Assemble all lines in which the string "Emit" appears.

▶ [Material provided]:
▬▬▬▬▬▬▬▬▬▬

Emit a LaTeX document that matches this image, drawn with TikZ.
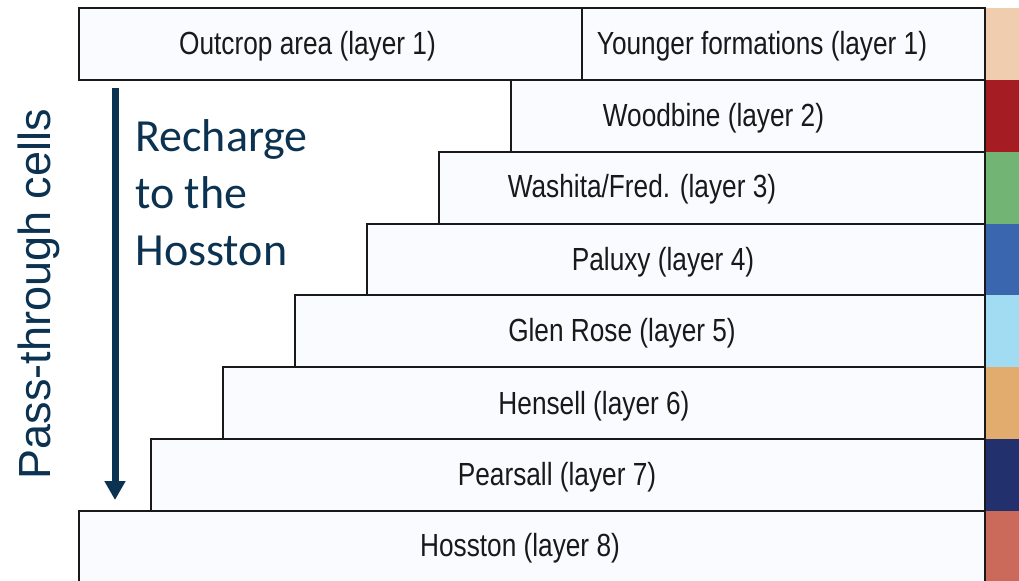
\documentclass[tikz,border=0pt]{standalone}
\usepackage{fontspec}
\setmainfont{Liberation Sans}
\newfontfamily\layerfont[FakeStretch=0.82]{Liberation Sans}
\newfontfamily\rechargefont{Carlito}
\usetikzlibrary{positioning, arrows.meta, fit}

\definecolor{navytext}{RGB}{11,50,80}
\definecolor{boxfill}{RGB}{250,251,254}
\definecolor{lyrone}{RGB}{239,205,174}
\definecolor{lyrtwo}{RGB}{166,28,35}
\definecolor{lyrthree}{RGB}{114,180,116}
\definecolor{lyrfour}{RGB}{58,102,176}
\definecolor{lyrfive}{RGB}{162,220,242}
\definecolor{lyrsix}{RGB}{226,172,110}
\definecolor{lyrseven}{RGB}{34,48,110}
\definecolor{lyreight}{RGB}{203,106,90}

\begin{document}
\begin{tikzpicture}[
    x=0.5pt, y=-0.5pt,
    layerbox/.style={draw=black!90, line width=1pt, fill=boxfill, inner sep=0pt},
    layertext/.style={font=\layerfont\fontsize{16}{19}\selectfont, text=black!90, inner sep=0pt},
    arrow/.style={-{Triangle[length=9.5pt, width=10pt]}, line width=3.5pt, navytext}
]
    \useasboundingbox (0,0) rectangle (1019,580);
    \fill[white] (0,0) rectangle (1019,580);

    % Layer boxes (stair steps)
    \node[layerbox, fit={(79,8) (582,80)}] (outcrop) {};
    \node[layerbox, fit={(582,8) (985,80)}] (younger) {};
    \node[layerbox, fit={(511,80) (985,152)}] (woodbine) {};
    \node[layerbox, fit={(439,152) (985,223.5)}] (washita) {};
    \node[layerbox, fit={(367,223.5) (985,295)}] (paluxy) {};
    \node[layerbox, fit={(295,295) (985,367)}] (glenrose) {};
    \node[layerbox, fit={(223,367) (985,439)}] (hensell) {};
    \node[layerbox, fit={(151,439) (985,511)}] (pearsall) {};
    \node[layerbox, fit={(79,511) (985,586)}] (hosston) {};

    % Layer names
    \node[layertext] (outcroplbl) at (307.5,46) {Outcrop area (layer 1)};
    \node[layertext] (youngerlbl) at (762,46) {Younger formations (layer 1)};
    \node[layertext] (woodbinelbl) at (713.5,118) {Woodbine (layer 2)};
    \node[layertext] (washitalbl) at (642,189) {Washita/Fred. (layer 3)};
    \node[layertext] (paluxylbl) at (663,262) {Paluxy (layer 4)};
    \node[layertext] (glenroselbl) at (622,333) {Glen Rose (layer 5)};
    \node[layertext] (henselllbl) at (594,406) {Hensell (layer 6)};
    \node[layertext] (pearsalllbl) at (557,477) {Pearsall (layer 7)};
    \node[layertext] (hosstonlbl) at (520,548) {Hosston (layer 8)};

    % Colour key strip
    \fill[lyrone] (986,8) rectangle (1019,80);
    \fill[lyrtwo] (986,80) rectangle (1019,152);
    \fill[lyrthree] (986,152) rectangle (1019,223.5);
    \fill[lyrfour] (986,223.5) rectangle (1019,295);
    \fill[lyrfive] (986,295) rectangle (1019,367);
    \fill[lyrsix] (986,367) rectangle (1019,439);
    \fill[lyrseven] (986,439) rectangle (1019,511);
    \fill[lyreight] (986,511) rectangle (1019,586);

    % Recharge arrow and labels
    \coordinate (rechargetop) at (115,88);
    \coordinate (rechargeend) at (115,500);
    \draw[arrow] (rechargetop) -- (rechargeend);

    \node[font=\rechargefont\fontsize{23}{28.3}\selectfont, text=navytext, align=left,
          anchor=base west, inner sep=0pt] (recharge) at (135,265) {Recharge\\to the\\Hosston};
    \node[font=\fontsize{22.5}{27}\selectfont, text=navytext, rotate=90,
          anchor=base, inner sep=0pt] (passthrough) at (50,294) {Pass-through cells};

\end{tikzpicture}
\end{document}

▬▬▬▬▬▬▬▬▬▬

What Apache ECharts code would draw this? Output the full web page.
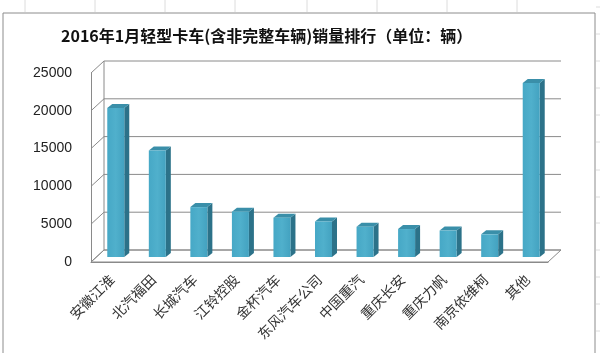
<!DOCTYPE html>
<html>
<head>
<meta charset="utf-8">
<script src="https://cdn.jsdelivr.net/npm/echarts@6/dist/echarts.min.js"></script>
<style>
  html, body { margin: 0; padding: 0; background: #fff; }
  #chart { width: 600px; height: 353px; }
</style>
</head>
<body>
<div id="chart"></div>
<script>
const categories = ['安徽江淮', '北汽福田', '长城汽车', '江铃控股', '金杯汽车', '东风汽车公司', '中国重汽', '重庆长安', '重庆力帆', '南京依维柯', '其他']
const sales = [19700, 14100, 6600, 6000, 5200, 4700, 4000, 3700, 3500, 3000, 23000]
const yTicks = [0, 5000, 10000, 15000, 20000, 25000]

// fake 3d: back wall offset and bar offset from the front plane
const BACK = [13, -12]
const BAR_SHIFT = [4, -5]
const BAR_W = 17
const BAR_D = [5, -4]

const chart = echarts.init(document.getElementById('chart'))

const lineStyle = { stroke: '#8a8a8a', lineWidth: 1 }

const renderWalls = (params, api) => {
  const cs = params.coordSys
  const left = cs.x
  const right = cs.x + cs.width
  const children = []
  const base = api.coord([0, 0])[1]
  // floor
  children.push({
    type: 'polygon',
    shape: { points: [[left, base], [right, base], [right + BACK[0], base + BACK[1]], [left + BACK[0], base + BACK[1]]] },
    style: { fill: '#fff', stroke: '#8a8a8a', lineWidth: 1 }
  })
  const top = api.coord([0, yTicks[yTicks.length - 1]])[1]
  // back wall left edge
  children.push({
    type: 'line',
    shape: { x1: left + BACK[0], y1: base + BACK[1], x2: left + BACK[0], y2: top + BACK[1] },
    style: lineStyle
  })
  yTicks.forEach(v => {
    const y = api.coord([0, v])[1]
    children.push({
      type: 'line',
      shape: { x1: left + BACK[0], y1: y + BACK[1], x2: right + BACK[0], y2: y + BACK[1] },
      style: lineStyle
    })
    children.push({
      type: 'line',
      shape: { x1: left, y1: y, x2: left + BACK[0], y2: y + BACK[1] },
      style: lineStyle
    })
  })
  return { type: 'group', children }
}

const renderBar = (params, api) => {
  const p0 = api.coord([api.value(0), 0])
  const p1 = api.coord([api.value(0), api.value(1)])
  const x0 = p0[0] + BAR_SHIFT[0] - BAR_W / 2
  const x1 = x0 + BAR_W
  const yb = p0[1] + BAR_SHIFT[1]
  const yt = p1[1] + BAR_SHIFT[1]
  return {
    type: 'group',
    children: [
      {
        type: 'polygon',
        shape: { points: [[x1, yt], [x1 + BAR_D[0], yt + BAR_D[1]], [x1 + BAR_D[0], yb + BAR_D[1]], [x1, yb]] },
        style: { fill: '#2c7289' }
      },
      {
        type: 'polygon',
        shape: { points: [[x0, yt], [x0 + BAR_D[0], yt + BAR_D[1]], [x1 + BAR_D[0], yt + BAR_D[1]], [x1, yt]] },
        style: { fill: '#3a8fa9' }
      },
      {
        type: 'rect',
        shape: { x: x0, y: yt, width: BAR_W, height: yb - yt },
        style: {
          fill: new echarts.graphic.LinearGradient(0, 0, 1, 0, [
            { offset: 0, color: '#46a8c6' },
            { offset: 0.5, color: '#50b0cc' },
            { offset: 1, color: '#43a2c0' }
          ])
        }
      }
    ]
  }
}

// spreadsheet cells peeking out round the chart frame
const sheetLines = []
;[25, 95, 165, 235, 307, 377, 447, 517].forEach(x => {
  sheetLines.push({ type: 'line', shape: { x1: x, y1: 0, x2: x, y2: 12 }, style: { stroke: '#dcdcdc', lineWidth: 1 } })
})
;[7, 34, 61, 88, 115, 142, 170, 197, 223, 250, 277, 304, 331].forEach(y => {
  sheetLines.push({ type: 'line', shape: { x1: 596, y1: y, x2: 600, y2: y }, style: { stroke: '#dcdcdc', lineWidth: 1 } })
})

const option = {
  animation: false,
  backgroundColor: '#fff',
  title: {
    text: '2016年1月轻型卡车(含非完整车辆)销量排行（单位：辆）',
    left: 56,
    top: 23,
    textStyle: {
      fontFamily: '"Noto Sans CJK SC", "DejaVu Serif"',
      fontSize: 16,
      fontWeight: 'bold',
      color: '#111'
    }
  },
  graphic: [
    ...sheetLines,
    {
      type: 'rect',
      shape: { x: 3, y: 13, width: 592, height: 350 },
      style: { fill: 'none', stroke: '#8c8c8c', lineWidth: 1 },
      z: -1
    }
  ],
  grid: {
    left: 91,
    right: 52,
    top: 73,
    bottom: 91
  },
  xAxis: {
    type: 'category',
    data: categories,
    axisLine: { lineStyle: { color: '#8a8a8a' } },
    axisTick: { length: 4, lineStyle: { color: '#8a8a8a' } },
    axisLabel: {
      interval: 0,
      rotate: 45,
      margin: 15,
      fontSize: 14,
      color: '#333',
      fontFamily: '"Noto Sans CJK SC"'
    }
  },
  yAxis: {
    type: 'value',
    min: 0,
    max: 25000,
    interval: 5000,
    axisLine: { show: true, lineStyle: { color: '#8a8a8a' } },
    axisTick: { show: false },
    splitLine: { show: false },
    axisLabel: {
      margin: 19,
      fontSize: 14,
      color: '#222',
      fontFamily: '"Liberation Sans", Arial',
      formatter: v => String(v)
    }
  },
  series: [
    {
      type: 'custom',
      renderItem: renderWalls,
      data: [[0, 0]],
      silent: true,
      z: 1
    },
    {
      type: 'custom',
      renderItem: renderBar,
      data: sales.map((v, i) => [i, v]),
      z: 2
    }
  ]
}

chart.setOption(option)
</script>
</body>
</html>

▬▬▬▬▬▬▬▬▬▬

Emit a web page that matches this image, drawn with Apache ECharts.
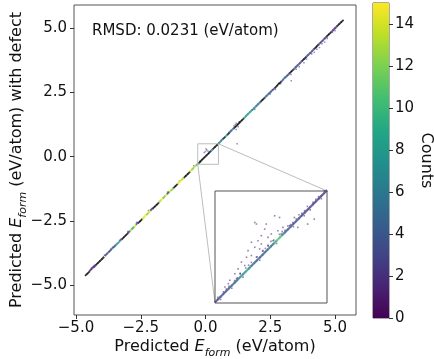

▬▬▬▬▬▬▬▬▬▬

▶ [Answer in full]:
Emit a LaTeX document that matches this image, drawn with TikZ.
Emit a web page that matches this image, drawn with Apache ECharts.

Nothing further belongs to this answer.